The last time there was a spike in the number of Australians who use alcohol was in 2016. Now, four years later, the year on year number of alcohol users in the country has risen from 13,021,000 Australians (66.2%) in 2019 to 13,337,000 (67.0%) in 2020 according to Roy Morgan’s Alcohol Consumption Report. This means an additional 316,000 Australians consumed alcohol in 2020 compared to 2019.
Roy Morgan conducts this study every year on a sample of 50,000 Australians. They measure average alcohol consumption of adults (18+ years) in a four week period as well as patterns of alcohol use.
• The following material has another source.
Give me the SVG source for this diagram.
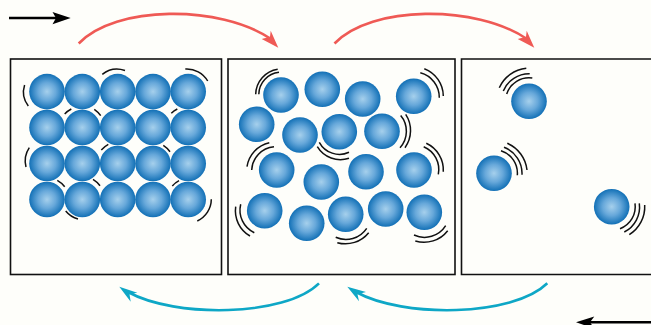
<svg xmlns="http://www.w3.org/2000/svg" width="651" height="325" viewBox="0 0 651 325">
<style>
.box{fill:none;stroke:#111;stroke-width:1.6}
.ball{fill:url(#sphere);r:17.8px}
.m{fill:none;stroke:#111;stroke-width:1.5;stroke-linecap:butt}
.red{fill:none;stroke:#ef5a55;stroke-width:2.6}
.redh{fill:#ef5a55}
.teal{fill:none;stroke:#0ea7c6;stroke-width:2.6}
.tealh{fill:#0ea7c6}
.dir{fill:none;stroke:#000;stroke-width:2.5}
</style>
<defs>
<radialGradient id="sphere" cx="50%" cy="50%" r="50%">
<stop offset="0" stop-color="#a6d0ec"/>
<stop offset="0.5" stop-color="#67a8da"/>
<stop offset="1" stop-color="#1270b6"/>
</radialGradient>
</defs>
<rect width="651" height="325" fill="#fefefa"/>

<g id="panel-dense">
<rect class="box" x="10.500" y="59" width="211" height="215.500"/>
<g>
<circle class="ball" cx="47" cy="91.600"/><circle class="ball" cx="82.300" cy="91.600"/><circle class="ball" cx="117.700" cy="91.600"/><circle class="ball" cx="153" cy="91.600"/><circle class="ball" cx="188.200" cy="91.600"/>
<circle class="ball" cx="47" cy="127.500"/><circle class="ball" cx="82.300" cy="127.500"/><circle class="ball" cx="117.700" cy="127.500"/><circle class="ball" cx="153" cy="127.500"/><circle class="ball" cx="188.200" cy="127.500"/>
<circle class="ball" cx="47" cy="163.500"/><circle class="ball" cx="82.300" cy="163.500"/><circle class="ball" cx="117.700" cy="163.500"/><circle class="ball" cx="153" cy="163.500"/><circle class="ball" cx="188.200" cy="163.500"/>
<circle class="ball" cx="47" cy="199.500"/><circle class="ball" cx="82.300" cy="199.500"/><circle class="ball" cx="117.700" cy="199.500"/><circle class="ball" cx="153" cy="199.500"/><circle class="ball" cx="188.200" cy="199.500"/>
</g>
<g>
<path class="m" d="M24.600 85A23 23 0 0 0 28.300 106"/>
<path class="m" d="M102.300 74.300A24 24 0 0 1 125 70.500"/>
<path class="m" d="M185.300 69A24 24 0 0 1 207.700 81"/>
<path class="m" d="M64.700 114A24 24 0 0 1 71.300 109"/>
<path class="m" d="M94.300 109.300A24 24 0 0 1 100.700 115.700"/>
<path class="m" d="M171.300 113.300A24 24 0 0 1 177.300 109"/>
<path class="m" d="M29.300 147.700A24 24 0 0 0 26 167"/>
<path class="m" d="M101.300 150A24 24 0 0 1 108.300 144.300"/>
<path class="m" d="M163.300 145.300A24 24 0 0 1 170 151.700"/>
<path class="m" d="M57.300 180.300A24 24 0 0 1 64.700 186.700"/>
<path class="m" d="M93 179.300A24 24 0 0 1 100 185.700"/>
<path class="m" d="M172.300 186A24 24 0 0 1 179 180.700"/>
<path class="m" d="M65.700 211A24 24 0 0 0 78 219"/>
<path class="m" d="M211.300 199.300A24 24 0 0 1 197.300 221"/>
</g>
</g>

<g id="panel-loose">
<rect class="box" x="228" y="59" width="227" height="215.500"/>
<g>
<circle class="ball" cx="281" cy="95"/><circle class="ball" cx="322.300" cy="89.300"/><circle class="ball" cx="362.700" cy="99"/><circle class="ball" cx="413.700" cy="96.300"/>
<circle class="ball" cx="256.700" cy="124.300"/><circle class="ball" cx="300" cy="135"/><circle class="ball" cx="339.300" cy="131.700"/><circle class="ball" cx="382" cy="131.300"/>
<circle class="ball" cx="276.700" cy="170"/><circle class="ball" cx="321.300" cy="182"/><circle class="ball" cx="366" cy="171.700"/><circle class="ball" cx="414" cy="170"/>
<circle class="ball" cx="264.700" cy="210.700"/><circle class="ball" cx="306.700" cy="223.300"/><circle class="ball" cx="345.700" cy="214.300"/><circle class="ball" cx="385.700" cy="209"/><circle class="ball" cx="424.300" cy="212.300"/>
</g>
<g>
<path class="m" d="M255.700 94.300A26 26 0 0 1 277.700 69.300"/>
<path class="m" d="M258.800 94.300A22.500 22.500 0 0 1 279 72.300"/>
<path class="m" d="M424.300 68.700A29.600 29.600 0 0 1 443.300 96"/>
<path class="m" d="M420.300 72.700A25.500 25.500 0 0 1 439.300 97.700"/>
<path class="m" d="M400.700 115.500A24.500 24.500 0 0 1 400 147.700"/>
<path class="m" d="M405.700 114.300A29.500 29.500 0 0 1 405 147.700"/>
<path class="m" d="M319.300 142.300A23 23 0 0 0 349 152.300"/>
<path class="m" d="M317.300 146.700A27 27 0 0 0 349 158.300"/>
<path class="m" d="M269.300 142.700A29 29 0 0 0 247 166.700"/>
<path class="m" d="M274 146.700A24.500 24.500 0 0 0 251.700 170"/>
<path class="m" d="M426.300 143.300A29.500 29.500 0 0 1 443.300 171.700"/>
<path class="m" d="M423.700 146.700A24.800 24.800 0 0 1 438.300 174.300"/>
<path class="m" d="M235.700 206.700A29 29 0 0 0 250 236"/>
<path class="m" d="M240.700 204.300A24.800 24.800 0 0 0 254.300 232.700"/>
<path class="m" d="M335.700 237.300A25 25 0 0 0 366.700 228.300"/>
<path class="m" d="M337.300 242.700A30 30 0 0 0 368.700 232.700"/>
<path class="m" d="M414 235A25 25 0 0 0 445.700 225.700"/>
<path class="m" d="M415.300 241A30 30 0 0 0 447.700 230.700"/>
</g>
</g>

<g id="panel-sparse">
<path class="box" d="M651 59H461.500V274.500H651"/>
<g>
<circle class="ball" cx="529" cy="101.300"/><circle class="ball" cx="494" cy="173.300"/><circle class="ball" cx="611.700" cy="206.700"/>
</g>
<g>
<path class="m" d="M499.300 87.700A33 33 0 0 1 526.300 68.300"/>
<path class="m" d="M503.300 91A28 28 0 0 1 529.700 73.700"/>
<path class="m" d="M506.700 94A23.500 23.500 0 0 1 532.300 78"/>
<path class="m" d="M507.300 143.300A33 33 0 0 1 527 170"/>
<path class="m" d="M504 147.300A28 28 0 0 1 522 174.700"/>
<path class="m" d="M501 150.700A23.500 23.500 0 0 1 517.300 175.300"/>
<path class="m" d="M644.700 205A33 33 0 0 1 629.300 234.700"/>
<path class="m" d="M639.300 203.300A28 28 0 0 1 624.300 232"/>
<path class="m" d="M635 203.300A23.500 23.500 0 0 1 620 228.700"/>
</g>
</g>

<g id="connectors">
<path class="dir" d="M9 18H56"/>
<path d="M52.500 12L70.700 18L52.500 24.200L56 18Z"/>
<path class="dir" d="M651 322.300H590"/>
<path d="M594.300 316.500L576 322.300L594.300 328.500L590 322.300Z"/>

<path class="red" d="M78.700 43.500C115 5 220 4.500 271 39"/>
<path class="redh" d="M278.300 47.700L270.700 30.700L270 36.800L261.700 39Z"/>
<path class="red" d="M334.500 43.500C371 5 476 4.500 527 39"/>
<path class="redh" d="M534.300 47.700L526.700 30.700L526 36.800L517.700 39Z"/>

<path class="teal" d="M319 283.300C285 317 175 318 128 292"/>
<path class="tealh" d="M119.300 286.700L137.300 292.700L129.500 294.300L130.700 301.700Z"/>
<path class="teal" d="M547.300 283.300C513 317 403 318 356 292"/>
<path class="tealh" d="M347.300 286.700L366 292L357.500 294.300L359 301.300Z"/>
</g>
</svg>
Consumption of wine and liquor increased the most in 2020. Ready-To-Drink (RTD) alcohol also increased in 2020 compared to 2019.
Concerningly, those over 80 years of age had the highest increase in wine use. Meaning more older Australians used wine last year. In terms of liquor, the highest increase was among 25 to 34 year olds.
However, the number of Australians consuming beer, cider, liqueurs and fortified wines decreased in 2020 compared to 2019. Beer consumption has been on a downward trend in Australia and if the trend continues liquor is set to be consumed by more Australians than beer in 2021. Because liquor usually contains a higher alcohol content than beer products, there is concern about this development for public health reasons.
Previous data from Roy Morgan showed that in 2020 during the ongoing COVID-19 pandemic 11.3% of Australians bought alcohol online in 2020. This was a major increase of 7.9% from 2019 figures which was at 3.5%.
Liquor outlets are benefitting from the increase in the online sale of packaged alcohol. The average spent buying liquor online in a week is $124 compared to only $71 when buying in store. A difference of over $50.
The data shows that the alcohol industry strategy of exploiting the ongoing public health crisis through pandemic-centric marketing worked. But Australian society pays is negatively affected by rising alcohol harms.
Predatory marketing by Big Alcohol driving alcohol harm in Australia
The Foundation for Alcohol Research and Education (FARE) explains that predatory marketing of the alcohol industry during the pandemic is the cause for the rise in alcohol sales and consumption.
During COVID-19 we’ve seen alcohol retailers and online delivery companies engage in prolific marketing that promotes using alcohol as a way to cope during the pandemic,” said Caterina Giorgi, Chief Executive of FARE, as per Yahoo News.Caterina Giorgi, chief executive, FARE
Research by FARE and the Cancer Council WA found that Australians were exposed to an alcohol advertisement every 35 seconds on Facebook and Instagram.
The alcohol industry perversely used the ongoing COVID-19 health crisis as the largest global marketing campaign to drive consumption and protect their profits at the cost of people’s health and well-being. Governments around the world have largely failed to protect their people by using evidence-based alcohol policy solutions as part of the response to COVID-19
Already Australia is seeing the negative effects of the rise in alcohol use. Family violence services are seeing an increase in alcohol-related family violence. Alcohol and other drug treatment services are also seeing more people reach out for help with alcohol.
FARE calls on the Australian government proven alcohol policy solutions to better protect citizens from Big Alcohol’s practices:
- Improving the rules around the currently largely unregulated alcohol marketing,
- Limiting late night and rapid online alcohol delivery, and
- Boosting investment in alcohol and other drug services to help reduce alcohol-fuelled harm.